Before serving the poor the Capuchins and their volunteer crew pray the Peace Prayer of St. Francis of Assisi. Photo by Michael Swan

Franciscans court 'Lady Poverty' at St. Francis Table

By 
  • October 5, 2012

TORONTO - On the Feast of St. Francis of Assisi Toronto's Capuchin friars came courting "Lady Poverty" in Parkdale, where they've been courting her the past 25 years.

"Lady Poverty" was how St. Francis, in the courtly language of the 13th century, conceived of life with and among the poor. Today's Franciscan Capuchins serve "Lady Poverty" by dishing up ravioli, salad, chili con carne and bread with coffee and dessert for $2 at St. Francis Table in the heart of Parkdale, in the city's west end.

There were seven local Capuchins at St. Francis Table serving lunch on Oct. 4. They were there to share a Franciscan feast with the poor and to honour the 25th anniversary of the Franciscan restaurant.

Since it opened Christmas 1987 there's never been much doubt about the Franciscan and Christian foundations of St.
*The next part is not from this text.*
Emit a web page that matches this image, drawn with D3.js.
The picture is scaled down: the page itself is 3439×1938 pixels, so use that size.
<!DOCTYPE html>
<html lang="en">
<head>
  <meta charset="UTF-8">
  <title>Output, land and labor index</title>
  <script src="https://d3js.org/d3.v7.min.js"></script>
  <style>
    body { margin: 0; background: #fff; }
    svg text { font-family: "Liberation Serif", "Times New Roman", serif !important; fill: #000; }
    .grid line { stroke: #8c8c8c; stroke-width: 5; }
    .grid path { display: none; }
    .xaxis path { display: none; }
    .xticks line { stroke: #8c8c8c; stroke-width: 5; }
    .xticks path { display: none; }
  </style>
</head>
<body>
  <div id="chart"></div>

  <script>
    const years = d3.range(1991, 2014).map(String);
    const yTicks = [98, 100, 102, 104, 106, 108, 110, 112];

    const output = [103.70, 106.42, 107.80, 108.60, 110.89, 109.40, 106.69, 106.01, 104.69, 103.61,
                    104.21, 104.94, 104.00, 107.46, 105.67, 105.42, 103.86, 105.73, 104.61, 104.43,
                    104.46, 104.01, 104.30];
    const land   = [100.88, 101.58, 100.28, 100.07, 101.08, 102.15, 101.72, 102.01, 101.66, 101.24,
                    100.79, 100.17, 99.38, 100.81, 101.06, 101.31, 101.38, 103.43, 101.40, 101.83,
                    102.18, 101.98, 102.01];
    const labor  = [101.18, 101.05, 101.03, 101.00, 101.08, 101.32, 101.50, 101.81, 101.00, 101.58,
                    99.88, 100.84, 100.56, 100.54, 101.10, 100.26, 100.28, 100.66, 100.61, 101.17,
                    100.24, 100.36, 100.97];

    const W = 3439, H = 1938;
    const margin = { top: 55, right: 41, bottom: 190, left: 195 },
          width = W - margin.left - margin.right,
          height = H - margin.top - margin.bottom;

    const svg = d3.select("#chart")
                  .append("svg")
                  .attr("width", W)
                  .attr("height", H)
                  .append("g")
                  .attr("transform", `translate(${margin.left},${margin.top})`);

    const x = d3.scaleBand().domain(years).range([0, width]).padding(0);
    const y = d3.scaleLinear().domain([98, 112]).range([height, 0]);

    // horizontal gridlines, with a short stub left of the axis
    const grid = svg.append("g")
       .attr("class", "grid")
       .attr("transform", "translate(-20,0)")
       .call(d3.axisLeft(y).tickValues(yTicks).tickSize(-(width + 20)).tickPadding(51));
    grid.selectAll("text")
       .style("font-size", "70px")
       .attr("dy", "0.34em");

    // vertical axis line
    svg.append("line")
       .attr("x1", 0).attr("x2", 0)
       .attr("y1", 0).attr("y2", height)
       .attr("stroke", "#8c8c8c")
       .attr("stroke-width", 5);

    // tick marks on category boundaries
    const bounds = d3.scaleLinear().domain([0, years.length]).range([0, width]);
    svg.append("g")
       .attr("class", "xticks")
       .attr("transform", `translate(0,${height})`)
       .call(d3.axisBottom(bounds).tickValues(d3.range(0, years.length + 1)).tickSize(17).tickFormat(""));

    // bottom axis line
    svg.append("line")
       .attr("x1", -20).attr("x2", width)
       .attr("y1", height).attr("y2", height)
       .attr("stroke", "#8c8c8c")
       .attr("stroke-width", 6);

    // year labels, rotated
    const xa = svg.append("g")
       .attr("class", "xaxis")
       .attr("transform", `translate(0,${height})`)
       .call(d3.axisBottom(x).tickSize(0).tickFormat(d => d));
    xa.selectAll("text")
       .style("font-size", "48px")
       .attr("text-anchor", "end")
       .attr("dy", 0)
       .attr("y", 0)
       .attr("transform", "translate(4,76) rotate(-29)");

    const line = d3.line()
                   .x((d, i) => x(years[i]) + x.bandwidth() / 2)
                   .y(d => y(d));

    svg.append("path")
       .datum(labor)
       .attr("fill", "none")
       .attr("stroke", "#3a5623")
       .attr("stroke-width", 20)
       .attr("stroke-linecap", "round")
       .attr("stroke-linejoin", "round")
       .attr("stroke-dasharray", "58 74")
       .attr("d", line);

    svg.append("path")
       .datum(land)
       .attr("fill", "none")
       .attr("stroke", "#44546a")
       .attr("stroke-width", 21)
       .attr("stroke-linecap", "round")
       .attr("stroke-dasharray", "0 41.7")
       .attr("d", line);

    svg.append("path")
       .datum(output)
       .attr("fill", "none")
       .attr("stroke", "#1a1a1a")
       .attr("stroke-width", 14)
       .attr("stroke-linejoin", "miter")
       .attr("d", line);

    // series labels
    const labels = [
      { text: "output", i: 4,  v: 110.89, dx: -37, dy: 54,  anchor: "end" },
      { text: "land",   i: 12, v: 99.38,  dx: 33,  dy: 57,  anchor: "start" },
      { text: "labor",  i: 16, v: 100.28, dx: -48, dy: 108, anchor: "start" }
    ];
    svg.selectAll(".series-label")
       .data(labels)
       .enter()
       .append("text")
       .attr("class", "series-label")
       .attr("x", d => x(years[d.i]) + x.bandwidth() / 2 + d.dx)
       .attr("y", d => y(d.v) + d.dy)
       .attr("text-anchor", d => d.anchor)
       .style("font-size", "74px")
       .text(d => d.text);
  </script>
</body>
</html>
Francis' Table, said provincial superior Fr. David Connolly. But "the neighbourhood is changing," he said.

It had always been the Franciscans' intention to hand St. Francis' Table off to lay people with the drive and the ability to sustain the work. That would free up the religious order to launch new ventures.

Watching new condo towers encroach and local businesses replaced with chi-chi restaurants, Connolly thinks that day may be coming soon.
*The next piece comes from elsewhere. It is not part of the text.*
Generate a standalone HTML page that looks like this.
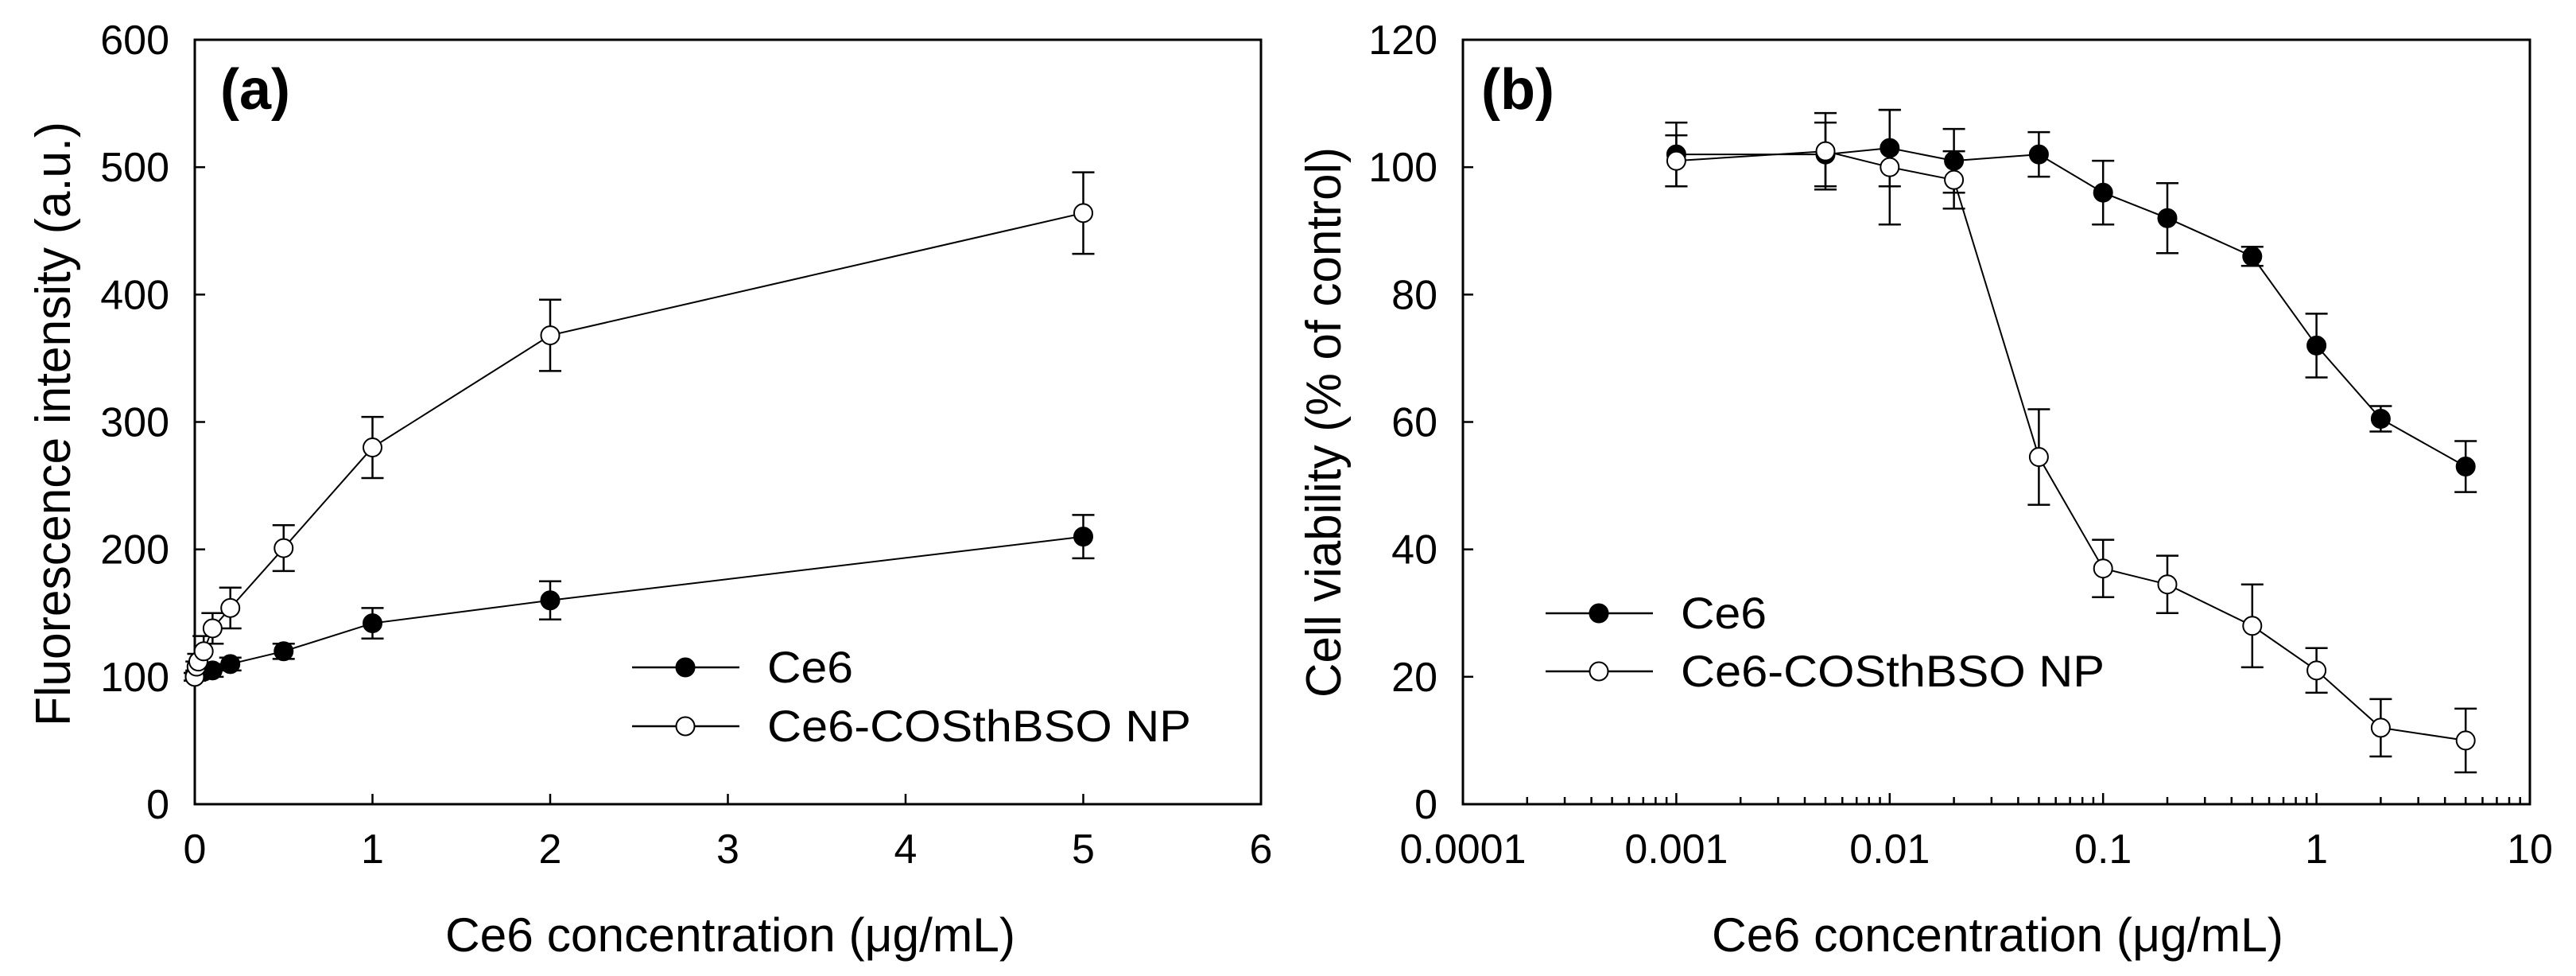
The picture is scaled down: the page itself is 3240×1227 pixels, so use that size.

"We would certainly consider moving where the poor move... when the time comes," he said.

In the meantime, St. Francis' Table is having no trouble filling the dining room with people who need a good meal, good company and some encouragement.

Robert Tait has been coming to St. Francis Table the last six months and describes it as "a good place to be."

"It grounds me. It helps me to stay strong in my faith," he said.

St. Francis' Table also has an important ministry to thousands of young volunteers, said Grade 10 religion teacher Mark Henry. On the Feast of St. Francis, Henry brought nine of his Our Lady of the Lake students from Keswick, Ont., to get a more realistic picture of poverty.

"It opens their eyes," he said.

Noting a couple with a child in a stroller who had come for lunch, Henry said he hoped his students understood that the poor are not so different from their own middle-class families.

"It's not the cliché thing. None of us are that far away from poverty," he said.